### DATA LINES
** START **
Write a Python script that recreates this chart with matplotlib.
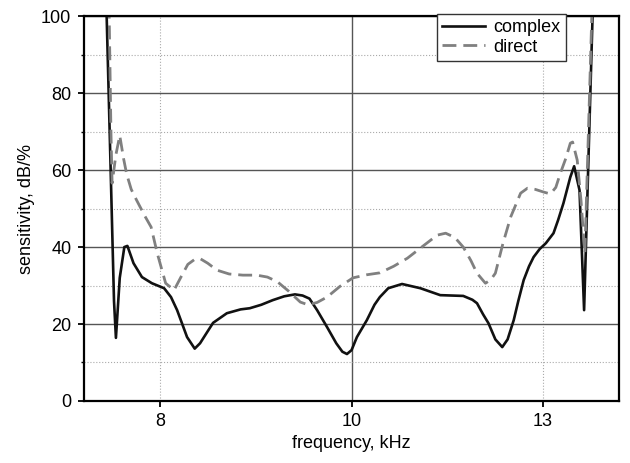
import numpy as np
import matplotlib
matplotlib.use("Agg")
import matplotlib.pyplot as plt
from matplotlib.ticker import MultipleLocator

plt.rcParams["font.family"] = ["Liberation Sans", "DejaVu Sans"]
plt.rcParams["font.size"] = 13

# complex (solid) curve
x_complex = [7.295, 7.35, 7.395, 7.42, 7.47, 7.53, 7.57, 7.65, 7.76, 7.89, 8.05, 8.14,
             8.22, 8.35, 8.45, 8.52, 8.60, 8.69, 8.87, 9.05, 9.17, 9.32, 9.47, 9.62,
             9.76, 9.86, 9.95, 10.05, 10.18, 10.30, 10.38, 10.44, 10.50, 10.57, 10.70,
             10.80, 10.87, 10.98, 11.16, 11.40, 11.66, 11.96, 12.08, 12.14, 12.22, 12.29,
             12.38, 12.47, 12.54, 12.62, 12.68, 12.75, 12.82, 12.88, 12.96, 13.04, 13.14,
             13.20, 13.27, 13.36, 13.41, 13.48, 13.54, 13.655]
y_complex = [103, 61, 26, 16.4, 32, 40, 40.3, 35.8, 32.2, 30.6, 29.3, 27,
             23.6, 16.6, 13.6, 15, 17.5, 20.3, 22.8, 23.8, 24.1, 25, 26.2, 27.2,
             27.7, 27.4, 26.6, 23.6, 19.2, 15, 12.8, 12.2, 13.2, 16.6, 21,
             25, 27, 29.3, 30.4, 29.3, 27.5, 27.3, 26.3, 25.4, 22.5, 20.2,
             16, 14.0, 16, 21, 26, 31.4, 35, 37.4, 39.5, 41, 43.6,
             47, 51.4, 58.2, 61, 54.8, 23.6, 103]

# direct (dashed) curve
x_direct = [7.33, 7.355, 7.37, 7.42, 7.47, 7.52, 7.56, 7.62, 7.69, 7.80, 7.88, 7.96,
            8.07, 8.18, 8.27, 8.36, 8.45, 8.52, 8.62, 8.74, 8.90, 9.08, 9.26, 9.40,
            9.53, 9.68, 9.83, 9.93, 10.05, 10.18, 10.35, 10.52, 10.70, 10.87, 11.05,
            11.23, 11.45, 11.62, 11.73, 11.85, 11.96, 12.06, 12.14, 12.25, 12.32, 12.38,
            12.48, 12.58, 12.71, 12.80, 12.90, 13.01, 13.10, 13.17, 13.23, 13.30, 13.36,
            13.39, 13.45, 13.50, 13.55, 13.645]
y_direct = [103, 70, 56.6, 64, 69, 63, 59, 55, 52.2, 48, 45.2, 38.4,
            30.6, 28.8, 32.2, 35.5, 36.8, 37, 35.8, 34, 33, 32.7, 32.7, 32.2,
            31, 28.5, 25.7, 25, 25.6, 27, 29.8, 32, 32.8, 33.3, 35,
            37.1, 40.5, 43.1, 43.6, 42.5, 40, 36.5, 33.2, 30.6, 31.5, 33.2,
            41, 47.8, 54, 55.3, 55, 54.3, 53.8, 55.5, 59.2, 63, 67,
            67.3, 62.6, 52, 38.4, 103]

x_ticks = [8, 10.5, 13]
x_ticklabels = ["8", "10", "13"]

fig, ax = plt.subplots(figsize=(6.3, 4.63), dpi=100)
fig.subplots_adjust(left=0.133, right=0.983, top=0.965, bottom=0.134)

# grid
ax.yaxis.set_major_locator(MultipleLocator(20))
ax.yaxis.set_minor_locator(MultipleLocator(10))
ax.grid(which="major", axis="y", color="#555555", lw=1.0, ls="-")
ax.grid(which="minor", axis="y", color="#aaaaaa", lw=0.8, ls=":")
ax.axvline(10.5, color="#555555", lw=1.0, zorder=0.5)
for xv in [8, 13]:
    ax.axvline(xv, color="#aaaaaa", lw=0.8, ls=":", zorder=0.5)
ax.set_axisbelow(True)

ax.plot(x_complex, y_complex, color="#111111", lw=1.9, solid_joinstyle="round",
        label="complex")
ax.plot(x_direct, y_direct, color="#808080", lw=2.0, dashes=(5, 2.5),
        dash_joinstyle="round", label="direct")

ax.set_xlim(7, 14)
ax.set_ylim(0, 100)
ax.set_xticks(x_ticks)
ax.set_xticklabels(x_ticklabels)
ax.tick_params(which="major", direction="out", length=4, width=1.3, pad=5)
ax.tick_params(which="minor", direction="out", length=2, width=1.0)
for sp in ax.spines.values():
    sp.set_linewidth(1.6)

ax.set_xlabel("frequency, kHz", labelpad=3)
ax.set_ylabel("sensitivity, dB/%", labelpad=4)

leg = ax.legend(loc="upper right", bbox_to_anchor=(0.90, 1.005), borderaxespad=0,
                fancybox=False, framealpha=1, edgecolor="#333333",
                handlelength=2.4, labelspacing=0.12, borderpad=0.28, handletextpad=0.45)
leg.get_frame().set_linewidth(1.0)

fig.savefig("out.png", dpi=100)
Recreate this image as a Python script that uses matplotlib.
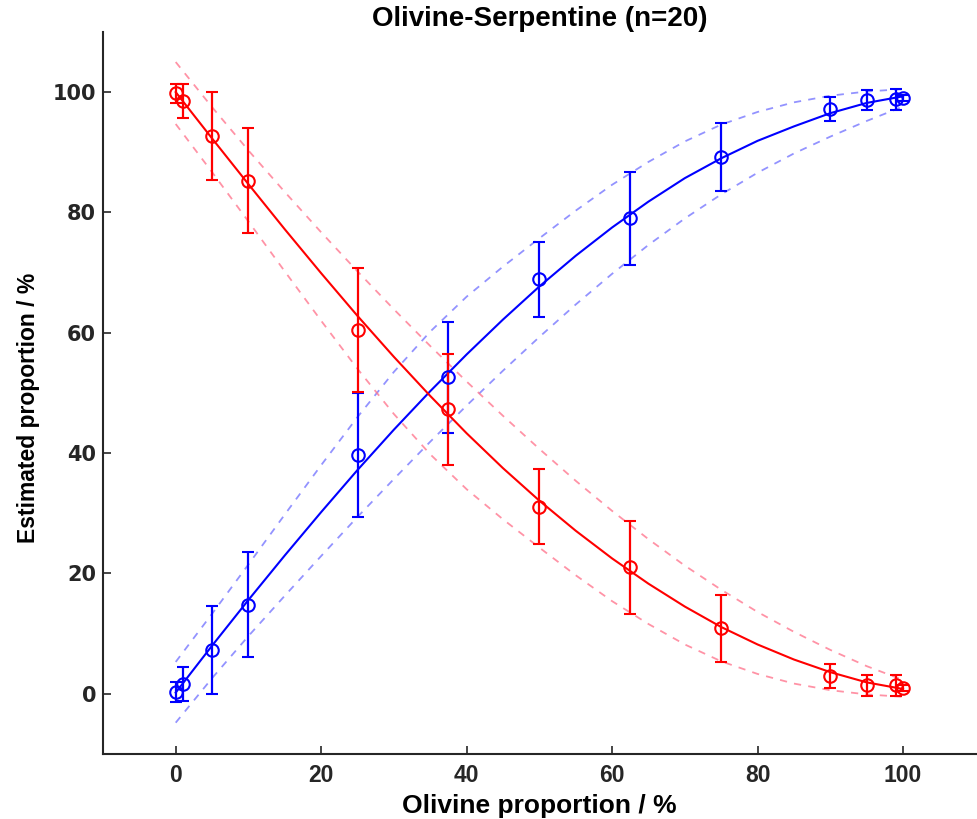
import numpy as np
import matplotlib
matplotlib.use('Agg')
import matplotlib.pyplot as plt

# Known olivine proportion of the mixtures (%)
olivine_true = [0, 1, 5, 10, 25, 37.5, 50, 62.5, 75, 90, 95, 99, 100]
# Estimated proportions (%) and their error (+/-)
olivine_est = [0.3, 1.6, 7.3, 14.8, 39.7, 52.6, 68.9, 79.0, 89.2, 97.2, 98.7, 98.8, 99.1]
serpentine_est = [99.8, 98.5, 92.7, 85.3, 60.5, 47.3, 31.1, 21.0, 10.9, 3.0, 1.4, 1.4, 0.9]
est_err = [1.6, 2.8, 7.3, 8.7, 10.3, 9.2, 6.2, 7.7, 5.6, 2.0, 1.7, 1.7, 0.5]

# Fitted curves and their bounds, read every 5 %
fit_x = [0, 5, 10, 15, 20, 25, 30, 35, 40, 45, 50, 55, 60, 65, 70, 75, 80, 85, 90, 95, 100]
oliv_fit = [0.2, 8.0, 15.6, 23.0, 30.2, 37.2, 43.9, 50.3, 56.4, 62.2, 67.7, 72.8,
            77.5, 81.8, 85.7, 89.0, 91.9, 94.3, 96.5, 98.2, 99.3]
oliv_hi = [5.3, 13.3, 21.5, 29.8, 38.0, 46.0, 53.5, 60.2, 66.0, 71.0, 75.7, 80.3,
           84.6, 88.4, 91.8, 94.6, 96.7, 98.3, 99.4, 100.1, 100.5]
oliv_lo = [-4.8, 2.6, 9.6, 16.3, 22.9, 29.4, 35.7, 41.9, 47.9, 53.7, 59.3, 64.7,
           69.8, 74.6, 79.0, 83.0, 86.6, 89.8, 92.6, 95.2, 97.6]
serp_fit = [100.0, 92.3, 84.7, 77.2, 69.9, 62.8, 56.0, 49.5, 43.3, 37.5, 32.1, 27.1,
            22.5, 18.3, 14.5, 11.1, 8.2, 5.7, 3.6, 1.9, 0.8]
serp_hi = [105.0, 97.5, 90.3, 83.4, 76.7, 70.2, 63.9, 57.8, 51.9, 46.2, 40.7, 35.4,
           30.4, 25.7, 21.3, 17.3, 13.6, 10.3, 7.3, 4.6, 2.3]
serp_lo = [94.7, 86.7, 78.5, 70.2, 62.0, 54.0, 46.5, 39.8, 34.0, 29.0, 24.3, 19.7,
           15.4, 11.6, 8.2, 5.4, 3.3, 1.7, 0.6, -0.1, -0.5]

ticks = [0, 20, 40, 60, 80, 100]
narrow = ['Liberation Sans Narrow', 'Liberation Sans']

fig = plt.figure(figsize=(9.77, 8.19), dpi=100, facecolor='w')
ax = fig.add_axes([0.1054, 0.0794, 0.8933, 0.8816])

dash = (0, (4, 4))
# bounds
ax.plot(fit_x, oliv_hi, color='#7878ff', ls=dash, lw=1.3, alpha=0.8)
ax.plot(fit_x, oliv_lo, color='#7878ff', ls=dash, lw=1.3, alpha=0.8)
ax.plot(fit_x, serp_hi, color='#ff7890', ls=dash, lw=1.3, alpha=0.8)
ax.plot(fit_x, serp_lo, color='#ff7890', ls=dash, lw=1.3, alpha=0.8)
# fits
ax.plot(fit_x, oliv_fit, color='b', lw=1.5)
ax.plot(fit_x, serp_fit, color='r', lw=1.5)
# measurements
ax.errorbar(olivine_true, olivine_est, yerr=est_err, fmt='o', color='b', mfc='none',
            ms=9, mew=1.5, elinewidth=1.6, capsize=4.3, capthick=1.6)
ax.errorbar(olivine_true, serpentine_est, yerr=est_err, fmt='o', color='r', mfc='none',
            ms=9, mew=1.5, elinewidth=1.6, capsize=4.3, capthick=1.6)

ax.set_xlim(-10, 110)
ax.set_ylim(-10, 110)
ax.set_xticks(ticks)
ax.set_yticks(ticks)
ax.set_xticklabels([str(t) for t in ticks], fontfamily=narrow, fontweight='bold', fontsize=16.5)
ax.set_yticklabels([str(t) for t in ticks], fontfamily='DejaVu Sans', fontweight='bold', fontsize=15)
ax.tick_params(direction='in', length=6, width=1.2, colors='#262626')
ax.tick_params(axis='x', pad=7)
ax.tick_params(axis='y', pad=5)
for s in ('top', 'right'):
    ax.spines[s].set_visible(False)
for s in ('left', 'bottom'):
    ax.spines[s].set_color('#262626')
    ax.spines[s].set_linewidth(1.5)

ax.set_xlabel('Olivine proportion / %', fontfamily=narrow, fontweight='bold', fontsize=19, labelpad=5)
ax.set_ylabel('Estimated proportion / %', fontfamily=narrow, fontweight='bold', fontsize=16.5)
ax.yaxis.set_label_coords(-0.072, 0.48)
ax.set_title('Olivine-Serpentine (n=20)', fontfamily=narrow, fontweight='bold', fontsize=20, pad=4)

fig.savefig('out.png', dpi=100, facecolor='w')
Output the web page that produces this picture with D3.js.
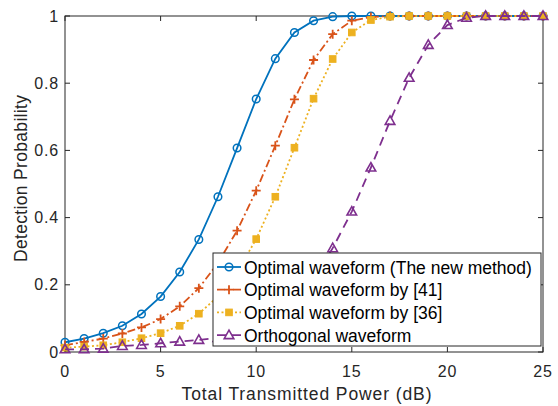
<!DOCTYPE html>
<html>
<head>
<meta charset="utf-8">
<script src="https://cdn.jsdelivr.net/npm/d3@7"></script>
<style>
  body { margin: 0; background: #fff; }
  svg { display: block; font-family: Arial, "Liberation Sans", sans-serif; }
</style>
</head>
<body>
<script>
// transmitted power (dB)
const power = d3.range(0, 26);

const newMethod = [0.029, 0.04, 0.056, 0.078, 0.113, 0.165, 0.238, 0.335, 0.462, 0.607,
  0.753, 0.873, 0.951, 0.986, 0.998, 1, 1, 1, 1, 1, 1, 1, 1, 1, 1, 1];
const ref41 = [0.02, 0.03, 0.04, 0.055, 0.073, 0.098, 0.136, 0.19, 0.265, 0.361,
  0.48, 0.614, 0.752, 0.869, 0.946, 0.986, 0.997, 1, 1, 1, 1, 1, 1, 1, 1, 1];
const ref36 = [0.013, 0.016, 0.02, 0.029, 0.041, 0.056, 0.078, 0.114, 0.165, 0.238,
  0.336, 0.462, 0.608, 0.754, 0.872, 0.951, 0.988, 0.998, 1, 1, 1, 1, 1, 1, 1, 1];
const orthogonal = [0.008, 0.008, 0.01, 0.018, 0.021, 0.026, 0.031, 0.036, 0.042, 0.05,
  0.065, 0.095, 0.145, 0.215, 0.309, 0.418, 0.549, 0.688, 0.816, 0.914, 0.973, 0.995, 1, 1, 1, 1];

const xTicks = [0, 5, 10, 15, 20, 25];
const yTicks = [0, 0.2, 0.4, 0.6, 0.8, 1];

const series = [
  { name: "Optimal waveform (The new method)", values: newMethod, color: "#0072BD", dash: null, marker: "circle" },
  { name: "Optimal waveform by [41]", values: ref41, color: "#D95319", dash: "8,3,2,3", marker: "plus" },
  { name: "Optimal waveform by [36]", values: ref36, color: "#EDB120", dash: "2,2.5", marker: "square" },
  { name: "Orthogonal waveform", values: orthogonal, color: "#7E2F8E", dash: "9,6", marker: "triangle" }
];

const width = 558, height = 406;
const margin = { top: 16, right: 15, bottom: 54, left: 65 };

const svg = d3.select("body").append("svg")
  .attr("width", width)
  .attr("height", height);

const x = d3.scaleLinear().domain([0, 25]).range([margin.left, width - margin.right]);
const y = d3.scaleLinear().domain([0, 1]).range([height - margin.bottom, margin.top]);

const axisColor = "#262626";

// box
svg.append("rect")
  .attr("x", x(0)).attr("y", y(1))
  .attr("width", x(25) - x(0)).attr("height", y(0) - y(1))
  .attr("fill", "none").attr("stroke", axisColor).attr("stroke-width", 1);

// ticks (inside, MATLAB style)
const tl = 5;
xTicks.forEach(t => {
  svg.append("line").attr("x1", x(t)).attr("x2", x(t)).attr("y1", y(0)).attr("y2", y(0) - tl)
    .attr("stroke", axisColor);
  svg.append("line").attr("x1", x(t)).attr("x2", x(t)).attr("y1", y(1)).attr("y2", y(1) + tl)
    .attr("stroke", axisColor);
});
yTicks.forEach(t => {
  svg.append("line").attr("x1", x(0)).attr("x2", x(0) + tl).attr("y1", y(t)).attr("y2", y(t))
    .attr("stroke", axisColor);
  svg.append("line").attr("x1", x(25)).attr("x2", x(25) - tl).attr("y1", y(t)).attr("y2", y(t))
    .attr("stroke", axisColor);
});

svg.selectAll(".xlab").data(xTicks).enter().append("text")
  .attr("x", d => x(d)).attr("y", y(0) + 24.5)
  .attr("text-anchor", "middle")
  .attr("font-size", 16).attr("letter-spacing", 0.8).attr("fill", axisColor)
  .text(d => d);

svg.selectAll(".ylab").data(yTicks).enter().append("text")
  .attr("x", x(0) - 6).attr("y", d => y(d) + 5.5)
  .attr("text-anchor", "end")
  .attr("font-size", 16).attr("letter-spacing", 0.8).attr("fill", axisColor)
  .text(d => d);

svg.append("text")
  .attr("x", 306.5).attr("y", 400)
  .attr("text-anchor", "middle").attr("font-size", 17.5).attr("fill", axisColor)
  .attr("textLength", 250).attr("lengthAdjust", "spacing")
  .text("Total Transmitted Power (dB)");

svg.append("text")
  .attr("transform", "translate(27,178.5) rotate(-90)")
  .attr("text-anchor", "middle").attr("font-size", 17.5).attr("fill", axisColor)
  .attr("textLength", 167).attr("lengthAdjust", "spacing")
  .text("Detection Probability");

// markers
function drawMarker(g, type, cx, cy, color) {
  if (type === "circle") {
    g.append("circle").attr("cx", cx).attr("cy", cy).attr("r", 3.8)
      .attr("fill", "none").attr("stroke", color).attr("stroke-width", 1.5);
  } else if (type === "plus") {
    g.append("path").attr("d", `M${cx - 4.5},${cy}H${cx + 4.5}M${cx},${cy - 4.5}V${cy + 4.5}`)
      .attr("stroke", color).attr("stroke-width", 1.8);
  } else if (type === "square") {
    g.append("rect").attr("x", cx - 3.3).attr("y", cy - 3.3).attr("width", 6.6).attr("height", 6.6)
      .attr("fill", color).attr("stroke", color).attr("stroke-width", 1);
  } else if (type === "triangle") {
    g.append("path").attr("d", `M${cx},${cy - 5}L${cx + 4.8},${cy + 3.5}L${cx - 4.8},${cy + 3.5}Z`)
      .attr("fill", "none").attr("stroke", color).attr("stroke-width", 1.6);
  }
}

const line = d3.line().x((d, i) => x(power[i])).y(d => y(d));

const plot = svg.append("g");
series.forEach(s => {
  const g = plot.append("g");
  g.append("path").datum(s.values)
    .attr("d", line)
    .attr("fill", "none")
    .attr("stroke", s.color)
    .attr("stroke-width", 1.8)
    .attr("stroke-dasharray", s.dash);
  s.values.forEach((v, i) => drawMarker(g, s.marker, x(power[i]), y(v), s.color));
});

// legend
const lg = svg.append("g");
const lx = 213, ly = 253, lw = 328, lh = 93;
lg.append("rect").attr("x", lx).attr("y", ly).attr("width", lw).attr("height", lh)
  .attr("fill", "#fff").attr("stroke", axisColor).attr("stroke-width", 1);

series.forEach((s, i) => {
  const cy = ly + 14 + i * 22.7;
  lg.append("line").attr("x1", lx + 4).attr("x2", lx + 28).attr("y1", cy).attr("y2", cy)
    .attr("stroke", s.color).attr("stroke-width", 1.8).attr("stroke-dasharray", s.dash);
  drawMarker(lg, s.marker, lx + 16, cy, s.color);
  lg.append("text").attr("x", lx + 31).attr("y", cy + 6.5)
    .attr("font-size", 17.5).attr("fill", "#000")
    .text(s.name);
});
</script>
</body>
</html>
** END **
### PROBLEM DESCRIPTION
Give again, exactly as written above, every line from the one holding "Output the web" to the one holding "const power = d3.range(0, 26);", with both ends kept and the pictures left out.

### RESPONSE TO THE EXERCISE
Output the web page that produces this picture with D3.js.
<!DOCTYPE html>
<html>
<head>
<meta charset="utf-8">
<script src="https://cdn.jsdelivr.net/npm/d3@7"></script>
<style>
  body { margin: 0; background: #fff; }
  svg { display: block; font-family: Arial, "Liberation Sans", sans-serif; }
</style>
</head>
<body>
<script>
// transmitted power (dB)
const power = d3.range(0, 26);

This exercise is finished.